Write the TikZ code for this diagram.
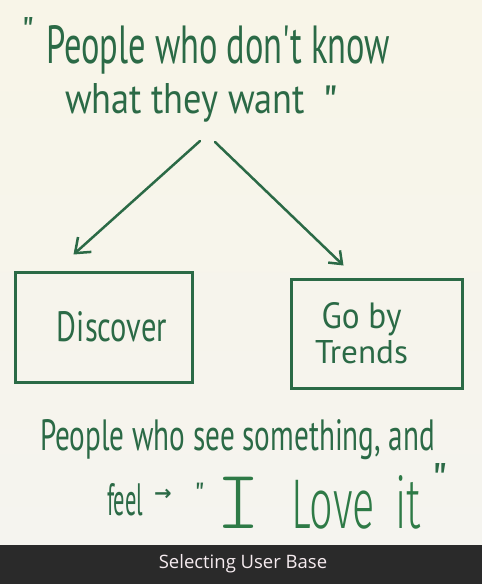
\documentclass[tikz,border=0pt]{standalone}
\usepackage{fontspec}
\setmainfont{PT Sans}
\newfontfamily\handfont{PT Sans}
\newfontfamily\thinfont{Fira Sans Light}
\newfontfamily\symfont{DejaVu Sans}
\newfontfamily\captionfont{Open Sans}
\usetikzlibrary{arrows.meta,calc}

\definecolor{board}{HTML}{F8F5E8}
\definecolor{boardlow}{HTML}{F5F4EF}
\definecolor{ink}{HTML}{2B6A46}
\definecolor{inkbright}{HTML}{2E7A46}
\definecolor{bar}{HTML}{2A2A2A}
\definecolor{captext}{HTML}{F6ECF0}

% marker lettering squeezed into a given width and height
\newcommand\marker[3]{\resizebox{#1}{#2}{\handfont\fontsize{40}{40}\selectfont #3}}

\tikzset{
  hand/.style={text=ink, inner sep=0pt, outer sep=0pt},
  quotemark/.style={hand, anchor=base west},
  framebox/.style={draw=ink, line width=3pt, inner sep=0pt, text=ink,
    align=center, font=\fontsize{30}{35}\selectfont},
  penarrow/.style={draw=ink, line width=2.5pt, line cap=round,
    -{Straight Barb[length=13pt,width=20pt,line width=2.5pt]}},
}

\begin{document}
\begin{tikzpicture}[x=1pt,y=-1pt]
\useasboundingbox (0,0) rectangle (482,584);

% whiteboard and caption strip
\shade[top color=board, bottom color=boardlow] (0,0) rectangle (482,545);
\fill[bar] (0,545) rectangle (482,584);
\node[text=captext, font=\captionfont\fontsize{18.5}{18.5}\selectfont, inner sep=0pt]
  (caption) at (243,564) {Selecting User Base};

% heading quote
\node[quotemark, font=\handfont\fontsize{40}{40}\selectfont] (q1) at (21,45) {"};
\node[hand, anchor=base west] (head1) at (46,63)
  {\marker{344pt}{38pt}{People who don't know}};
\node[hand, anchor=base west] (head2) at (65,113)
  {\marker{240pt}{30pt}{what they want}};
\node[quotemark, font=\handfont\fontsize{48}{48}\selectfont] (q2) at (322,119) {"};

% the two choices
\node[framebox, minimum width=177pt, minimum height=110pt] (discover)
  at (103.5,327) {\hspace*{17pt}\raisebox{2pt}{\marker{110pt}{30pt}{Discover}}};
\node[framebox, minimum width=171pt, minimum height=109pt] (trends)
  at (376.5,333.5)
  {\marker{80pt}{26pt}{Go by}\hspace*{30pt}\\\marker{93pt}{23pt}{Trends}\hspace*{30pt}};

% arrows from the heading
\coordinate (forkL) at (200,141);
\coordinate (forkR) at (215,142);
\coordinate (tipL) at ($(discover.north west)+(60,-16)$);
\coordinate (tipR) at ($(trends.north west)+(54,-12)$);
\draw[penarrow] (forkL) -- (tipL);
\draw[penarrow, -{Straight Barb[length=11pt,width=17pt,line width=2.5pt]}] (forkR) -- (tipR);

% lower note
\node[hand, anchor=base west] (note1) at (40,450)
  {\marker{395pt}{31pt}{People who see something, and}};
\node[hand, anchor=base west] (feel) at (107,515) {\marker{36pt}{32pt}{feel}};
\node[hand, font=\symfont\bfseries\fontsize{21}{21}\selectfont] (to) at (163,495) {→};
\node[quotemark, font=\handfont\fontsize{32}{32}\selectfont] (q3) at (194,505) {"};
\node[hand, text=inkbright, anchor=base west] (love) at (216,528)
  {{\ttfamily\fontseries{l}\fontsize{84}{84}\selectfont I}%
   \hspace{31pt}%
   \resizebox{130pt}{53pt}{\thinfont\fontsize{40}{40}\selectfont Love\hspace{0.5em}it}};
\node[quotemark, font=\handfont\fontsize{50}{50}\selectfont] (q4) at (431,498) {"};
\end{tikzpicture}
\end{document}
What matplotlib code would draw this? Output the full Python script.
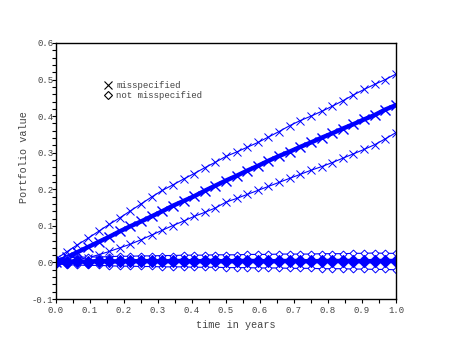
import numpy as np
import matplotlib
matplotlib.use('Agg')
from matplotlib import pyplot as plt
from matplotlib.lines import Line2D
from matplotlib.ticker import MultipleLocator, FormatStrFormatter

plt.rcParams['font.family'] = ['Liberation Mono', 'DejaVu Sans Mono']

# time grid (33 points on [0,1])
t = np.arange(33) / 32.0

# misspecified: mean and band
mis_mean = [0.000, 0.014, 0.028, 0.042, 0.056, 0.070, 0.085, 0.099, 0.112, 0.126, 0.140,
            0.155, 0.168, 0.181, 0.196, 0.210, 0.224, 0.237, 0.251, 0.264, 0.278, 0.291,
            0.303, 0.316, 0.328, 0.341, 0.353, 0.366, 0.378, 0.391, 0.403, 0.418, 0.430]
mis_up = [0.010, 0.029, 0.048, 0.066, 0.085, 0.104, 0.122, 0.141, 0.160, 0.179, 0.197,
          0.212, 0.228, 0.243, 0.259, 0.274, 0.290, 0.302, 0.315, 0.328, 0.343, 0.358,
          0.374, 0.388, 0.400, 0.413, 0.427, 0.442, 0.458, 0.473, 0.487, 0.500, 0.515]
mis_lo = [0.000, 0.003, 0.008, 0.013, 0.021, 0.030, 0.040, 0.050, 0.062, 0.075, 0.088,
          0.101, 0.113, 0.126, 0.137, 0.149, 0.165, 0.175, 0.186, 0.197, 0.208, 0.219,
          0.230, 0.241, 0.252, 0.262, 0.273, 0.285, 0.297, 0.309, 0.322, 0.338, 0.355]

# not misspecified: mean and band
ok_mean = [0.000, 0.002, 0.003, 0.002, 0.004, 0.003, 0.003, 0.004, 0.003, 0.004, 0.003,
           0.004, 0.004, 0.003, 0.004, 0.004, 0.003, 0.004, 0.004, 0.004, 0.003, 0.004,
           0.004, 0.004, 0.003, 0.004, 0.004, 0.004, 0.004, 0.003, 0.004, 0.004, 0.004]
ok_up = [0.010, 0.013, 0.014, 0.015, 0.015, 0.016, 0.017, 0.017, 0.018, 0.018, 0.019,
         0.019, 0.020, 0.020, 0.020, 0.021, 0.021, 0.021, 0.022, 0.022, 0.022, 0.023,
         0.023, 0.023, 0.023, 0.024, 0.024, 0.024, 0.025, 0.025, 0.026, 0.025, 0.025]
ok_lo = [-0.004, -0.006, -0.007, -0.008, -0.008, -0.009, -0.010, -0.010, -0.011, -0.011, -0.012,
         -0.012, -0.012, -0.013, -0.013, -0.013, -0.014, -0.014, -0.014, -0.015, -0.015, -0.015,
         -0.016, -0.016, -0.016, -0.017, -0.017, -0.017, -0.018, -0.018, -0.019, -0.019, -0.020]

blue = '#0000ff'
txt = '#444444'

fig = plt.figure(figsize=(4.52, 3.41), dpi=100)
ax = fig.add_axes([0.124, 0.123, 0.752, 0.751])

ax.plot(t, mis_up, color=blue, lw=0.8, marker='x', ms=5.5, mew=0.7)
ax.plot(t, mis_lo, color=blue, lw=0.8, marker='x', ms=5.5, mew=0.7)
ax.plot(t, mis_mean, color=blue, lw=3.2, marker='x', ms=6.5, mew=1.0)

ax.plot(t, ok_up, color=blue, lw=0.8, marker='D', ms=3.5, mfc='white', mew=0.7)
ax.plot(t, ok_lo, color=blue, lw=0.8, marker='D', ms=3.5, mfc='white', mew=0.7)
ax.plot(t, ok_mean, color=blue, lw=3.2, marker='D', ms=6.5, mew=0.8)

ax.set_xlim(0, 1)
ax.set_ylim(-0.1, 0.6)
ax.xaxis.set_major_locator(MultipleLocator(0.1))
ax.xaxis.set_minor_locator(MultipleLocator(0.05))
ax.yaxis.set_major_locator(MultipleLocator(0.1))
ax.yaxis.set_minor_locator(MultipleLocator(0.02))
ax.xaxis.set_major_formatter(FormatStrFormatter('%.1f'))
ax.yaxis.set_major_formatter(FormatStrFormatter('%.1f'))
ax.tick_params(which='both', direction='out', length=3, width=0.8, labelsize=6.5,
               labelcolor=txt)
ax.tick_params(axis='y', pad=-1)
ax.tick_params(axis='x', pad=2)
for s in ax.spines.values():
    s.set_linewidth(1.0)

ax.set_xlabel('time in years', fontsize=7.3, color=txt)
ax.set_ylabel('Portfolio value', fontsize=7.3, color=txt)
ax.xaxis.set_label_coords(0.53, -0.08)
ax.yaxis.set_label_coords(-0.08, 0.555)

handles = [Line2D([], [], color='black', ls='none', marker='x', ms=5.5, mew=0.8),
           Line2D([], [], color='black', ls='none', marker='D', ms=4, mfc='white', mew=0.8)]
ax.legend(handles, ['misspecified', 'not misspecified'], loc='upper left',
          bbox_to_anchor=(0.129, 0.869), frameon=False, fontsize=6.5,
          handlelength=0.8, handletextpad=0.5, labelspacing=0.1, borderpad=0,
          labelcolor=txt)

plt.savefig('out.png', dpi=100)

### PROBLEM TO WORK ON
Exactly reproduce the lines from the line holding "What matplotlib code" through the line holding "0.322, 0.338, 0.355]", and only those; pictures are to be left out.

### PROBLEM SOLUTION
What matplotlib code would draw this? Output the full Python script.
import numpy as np
import matplotlib
matplotlib.use('Agg')
from matplotlib import pyplot as plt
from matplotlib.lines import Line2D
from matplotlib.ticker import MultipleLocator, FormatStrFormatter

plt.rcParams['font.family'] = ['Liberation Mono', 'DejaVu Sans Mono']

# time grid (33 points on [0,1])
t = np.arange(33) / 32.0

# misspecified: mean and band
mis_mean = [0.000, 0.014, 0.028, 0.042, 0.056, 0.070, 0.085, 0.099, 0.112, 0.126, 0.140,
            0.155, 0.168, 0.181, 0.196, 0.210, 0.224, 0.237, 0.251, 0.264, 0.278, 0.291,
            0.303, 0.316, 0.328, 0.341, 0.353, 0.366, 0.378, 0.391, 0.403, 0.418, 0.430]
mis_up = [0.010, 0.029, 0.048, 0.066, 0.085, 0.104, 0.122, 0.141, 0.160, 0.179, 0.197,
          0.212, 0.228, 0.243, 0.259, 0.274, 0.290, 0.302, 0.315, 0.328, 0.343, 0.358,
          0.374, 0.388, 0.400, 0.413, 0.427, 0.442, 0.458, 0.473, 0.487, 0.500, 0.515]
mis_lo = [0.000, 0.003, 0.008, 0.013, 0.021, 0.030, 0.040, 0.050, 0.062, 0.075, 0.088,
          0.101, 0.113, 0.126, 0.137, 0.149, 0.165, 0.175, 0.186, 0.197, 0.208, 0.219,
          0.230, 0.241, 0.252, 0.262, 0.273, 0.285, 0.297, 0.309, 0.322, 0.338, 0.355]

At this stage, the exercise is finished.